3 “on a daily basis sometimes two and three times a day back and forth to the hardware store into town to get materials.” Donegan visited the property daily for months at a time, and took family and friends to visit the property, always using the easement roads to access his land. In the latter half of 2002, Keller and Donegan verbally agreed to a joint venture--a gardening business--in which Keller invested approximately $50,000. For reasons not relevant to this dispute, the joint venture business never came to fruition. By the end of 2005, Donegan reimbursed Keller for all but $8,500 of the $50,000. At some point in 2002 or 2003, the Streiffs offered to sell Donegan approximately 38 acres of property to the north of the Donegan property, in particular, a portion of Parcel No. 6 as described in the 1969 Deed, namely Lots 2, 3, and 47-B (collectively, the Keller property), for $82,500. Donegan contacted Keller to let him know the Keller property was for sale. Keller expressed an interest in purchasing the property and, in Summer or Fall 2003, Donegan drove Keller and his girlfriend, Jessica Knutson, to see the Keller property.
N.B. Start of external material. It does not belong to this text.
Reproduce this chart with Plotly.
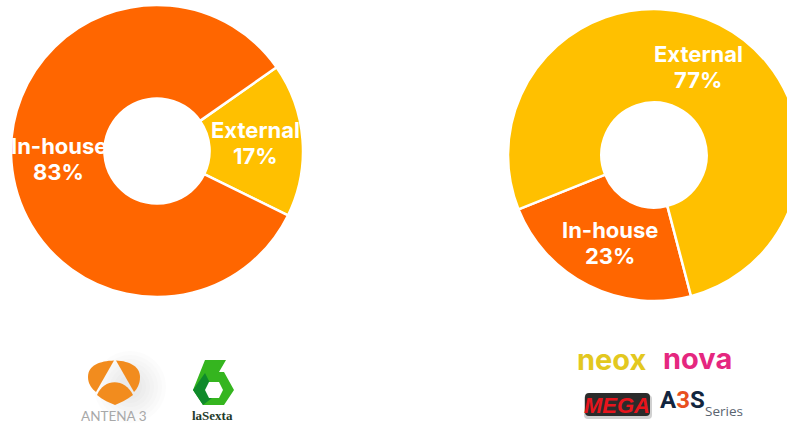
import math
import plotly.graph_objects as go

# Production split per channel group
left_labels = ["External", "In-house"]
left_values = [17, 83]
left_colors = ["#FFC000", "#FF6600"]
right_labels = ["In-house", "External"]
right_values = [23, 77]
right_colors = ["#FF6600", "#FFC000"]

CANVAS_W = 830
CANVAS_H = 424
FONT = "Inter, 'Open Sans', sans-serif"
HOLE = 0.36


def px(x):
    return x / CANVAS_W


def py(y):
    return 1 - y / CANVAS_H


def poly(points, fill):
    path = "M " + " L ".join(f"{px(x):.5f},{py(y):.5f}" for x, y in points) + " Z"
    return dict(type="path", xref="paper", yref="paper", path=path,
                fillcolor=fill, line=dict(width=0))


def curve(commands, fill, line=None):
    # commands: list of (letter, [x0, y0, x1, y1, ...]) in canvas pixels
    parts = []
    for letter, coords in commands:
        pairs = [f"{px(coords[i]):.5f},{py(coords[i + 1]):.5f}" for i in range(0, len(coords), 2)]
        parts.append(letter + " " + " ".join(pairs))
    return dict(type="path", xref="paper", yref="paper", path=" ".join(parts) + " Z",
                fillcolor=fill, line=line or dict(width=0))


def rounded(x0, y0, x1, y1, r, fill):
    return curve([("M", [x0 + r, y0]), ("L", [x1 - r, y0]), ("Q", [x1, y0, x1, y0 + r]),
                  ("L", [x1, y1 - r]), ("Q", [x1, y1, x1 - r, y1]), ("L", [x0 + r, y1]),
                  ("Q", [x0, y1, x0, y1 - r]), ("L", [x0, y0 + r]), ("Q", [x0, y0, x0 + r, y0])], fill)


def label(x, y, text, size, color, family=FONT, **kw):
    return dict(xref="paper", yref="paper", x=px(x), y=py(y), text=text, showarrow=False,
                xanchor="center", yanchor="middle",
                font=dict(size=size, color=color, family=family), **kw)


def donut(labels, values, colors, rotation, x0, x1, y0, y1):
    return go.Pie(
        labels=labels, values=values, sort=False, direction="clockwise",
        rotation=rotation, hole=HOLE,
        domain=dict(x=[px(x0), px(x1)], y=[py(y1), py(y0)]),
        marker=dict(colors=colors, line=dict(color="white", width=2.5)),
        textinfo="none", hoverinfo="label+percent", showlegend=False,
    )


def slice_labels(labels, values, rotation, cx, cy, radius):
    # Two-line captions centred on each slice's mid-angle, halfway across the ring
    notes = []
    total = sum(values)
    start = rotation
    ring = radius * (1 + HOLE) / 2
    for name, value in zip(labels, values):
        sweep = 360 * value / total
        mid = math.radians(start + sweep / 2)
        x = cx + ring * math.sin(mid)
        y = cy - ring * math.cos(mid)
        notes.append(label(x, y - 13, f"<b>{name}</b>", 22, "white"))
        notes.append(label(x, y + 13, f"<b>{value}%</b>", 22, "white"))
        start += sweep
    return notes


LEFT_ROT = 55
RIGHT_ROT = 165.3

fig = go.Figure()
fig.add_trace(donut(left_labels, left_values, left_colors, LEFT_ROT, 11, 303, 5, 297))
fig.add_trace(donut(right_labels, right_values, right_colors, RIGHT_ROT, 508, 800, 9, 301))

shapes = []
# Antena 3 emblem with its soft shadow
for r in range(36, 8, -4):
    shapes.append(dict(type="circle", xref="paper", yref="paper",
                       x0=px(130 - r), x1=px(130 + r), y0=py(387 + r), y1=py(387 - r),
                       fillcolor="rgba(110,110,110,0.022)", line=dict(width=0)))
shapes.append(curve([("M", [114, 360.5]), ("C", [100, 361, 88, 365, 88, 377]),
                     ("C", [88, 384, 92, 389, 96, 392])], "#F28C1E"))
shapes.append(curve([("M", [116, 360.5]), ("C", [130, 361, 140, 367, 140, 377]),
                     ("C", [140, 384, 137, 389, 134, 392])], "#F28C1E"))
shapes.append(curve([("M", [97, 395]), ("C", [104, 378, 125, 378, 133, 395]),
                     ("C", [126, 400, 120, 403, 115, 405]), ("C", [110, 403, 103, 400, 97, 395])],
                    "#F28C1E"))
# laSexta hexagon
shapes.append(poly([(205, 360), (226, 360), (219, 372), (224, 372), (234, 390),
                    (224, 405), (203, 405), (193, 390)], "#35B51F"))
shapes.append(poly([(193, 390), (205, 373), (210, 383), (206, 390), (212, 398), (203, 405)], "#0F8A2B"))
shapes.append(poly([(209, 382), (219, 382), (223, 390), (219, 398), (209, 398), (205, 390)], "white"))
# MEGA badge
shapes.append(rounded(584, 395, 652, 419, 4, "rgba(120,120,120,0.35)"))
shapes.append(rounded(585, 393, 650, 416, 4, "#2B2B2B"))

annotations = (
    slice_labels(left_labels, left_values, LEFT_ROT, 157, 151, 145)
    + slice_labels(right_labels, right_values, RIGHT_ROT, 654, 155, 145)
    + [
        label(114, 416, "ANTENA 3", 13.5, "#A8A8A8", family="Lato, sans-serif"),
        label(213, 415, "<b>laSexta</b>", 13, "#1F3B2A", family="'Liberation Serif', serif"),
        label(612, 359, "<b>neox</b>", 29, "#E3C81F"),
        label(697, 358, "<b>nova</b>", 29, "#E5277F"),
        label(617, 405, "<b><i>MEGA</i></b>", 22, "#E8141C", family="'Liberation Sans', sans-serif"),
        label(682, 400, '<b><span style="color:#12263F">A</span><span style="color:#E8501E">3</span>'
                        '<span style="color:#12263F">S</span></b>', 24, "#12263F",
              family="Roboto, sans-serif"),
        label(724, 411, "Series", 13.5, "#5A6470", family="'Open Sans', sans-serif"),
    ]
)

fig.update_layout(
    width=CANVAS_W, height=CANVAS_H, margin=dict(l=0, r=0, t=0, b=0),
    paper_bgcolor="white", plot_bgcolor="white",
    shapes=shapes, annotations=annotations,
)

fig.write_html("out.html", post_script="document.documentElement.style.overflow='hidden';document.body.style.overflow='hidden';")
They drove down to the creek and back up again using the upper easement road. They also travelled on the lower easement road, which at the time had no gate. Donegan and Keller agreed that Donegan would purchase the Keller property from the Streiffs and hold the deed, while Keller would make all payments directly to the Streiffs. When payment was complete, Donegan would quitclaim the property to Keller. Donegan testified that when he and Keller discussed the possible purchase of the Keller property, Donegan stated his intention “to continue using the [easement] roads permanently” and requested that he be given a right of first refusal should Keller ever sell the property. According to Donegan, Keller agreed to Donegan’s continued use of the easement, and to give him the right of first refusal. At trial, Keller denied ever having those discussions. Keller testified he intended to maintain exclusive control over the easement roads irrespective of anything Donegan may have said about wanting to use

4 them. Keller further testified he “didn’t know there was an easement” on his property, but he did know there were roads on the property when he and Donegan toured it prior to purchase. In 2004, Donegan purchased the Keller property from the Streiffs as planned. The grant deed was silent as to the easement. Keller moved onto the property in May and built a small cabin and outhouse that summer. Donegan quitclaimed the Keller property to Keller on June 3, 2004, and filed a “correctory deed” on June 28, 2004. Both deeds were silent as to the easement. The parties’ accounts of what transpired from this point forward differ significantly. Donegan testified that, for a while after Keller moved onto the Keller property, he and Keller continued to socialize as friends.